Shumway's other arguments in response to Gurnee's motion are equally unavailing. First, she argues that it was reasonable for her attorney to assume that Gurnee owns Fairbridge Inn Express because county tax records reflect that Gurnee was assessed taxes for the parcel of land on which Fairbridge Inn Express sits (3740 Grand Avenue in Gurnee, Illinois), and Shah- Gurnee's registered agent, president, and secretary-has an address on the same street as Fairbridge Inn Express. (Response ¶¶ 3, 4, 11, 12; Dkt. Nos. 15-2, 15-3.) The reasonableness of this assumption, though, is not at issue. At issue is whether the record shows that Shumway served Gurnee's registered agent on December 8, 2020, and it does not.
Second, Shumway argues that even if she named the wrong party in the summons, Gurnee was still required to respond to the Complaint. (Response ¶ 12.) But Shumway's argument erroneously presupposes that Gurnee's registered agent received the Complaint in the first place. As already discussed, the record does not support this presupposition.
Finally, Shumway disputes Gurnee's claim that it did not become aware of this lawsuit until November 2021 because she mailed copies of filings in this case to Gurnee's registered agent in January, February, and July 2021. (Id. ¶ 13.) Whether one or more of these mailings alerted Gurnee to this lawsuit, however, has no bearing on whether Shumway served Gurnee's registered agent on December 8, 2020.

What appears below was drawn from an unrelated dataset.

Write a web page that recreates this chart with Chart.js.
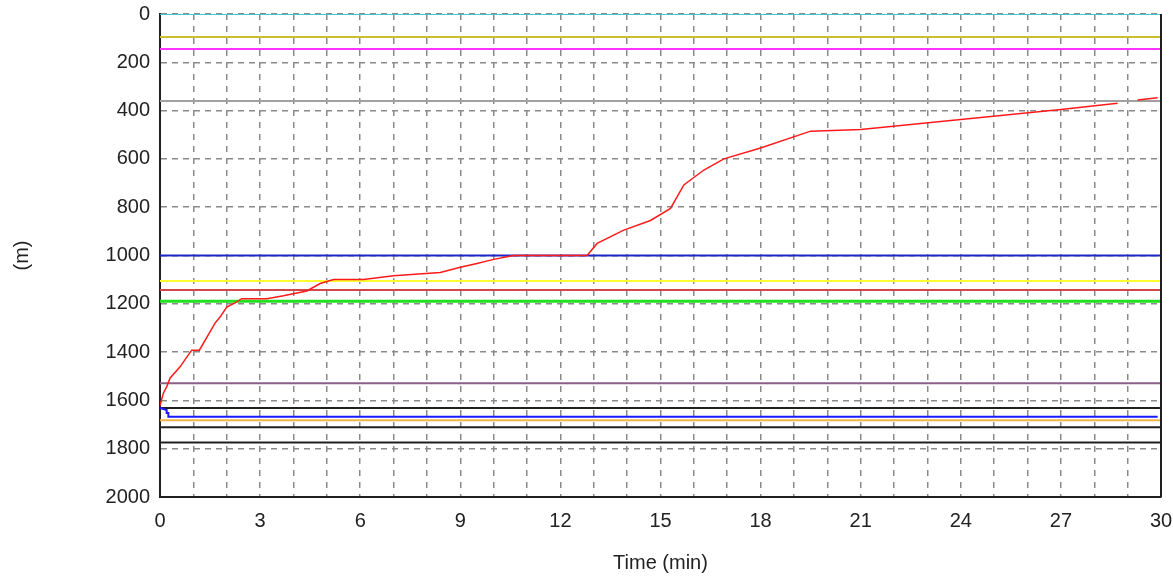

Because the record does not support Shumway's assertion that she served Gurnee's registered agent, Priyanka Shah, with process on December 8, 2020, we conclude that Shumway had not properly served Gurnee at the time we entered default judgment against Gurnee. Accordingly, we must grant Gurnee's motion and vacate our default judgment against it.
CONCLUSION
For the reasons set forth above, Gurnee's motion to vacate (Dkt. No. 13) is granted. We vacate the default judgment we entered against Gurnee on February 2, 2021 (Dkt. No. 12) and reopen the case. Shumway shall notify the Court by May 16, 2022, if she intends to proceed in this case against Gurnee or another defendant. A status hearing is set for May 26, 2022, at 10:30 a.m. It is so ordered.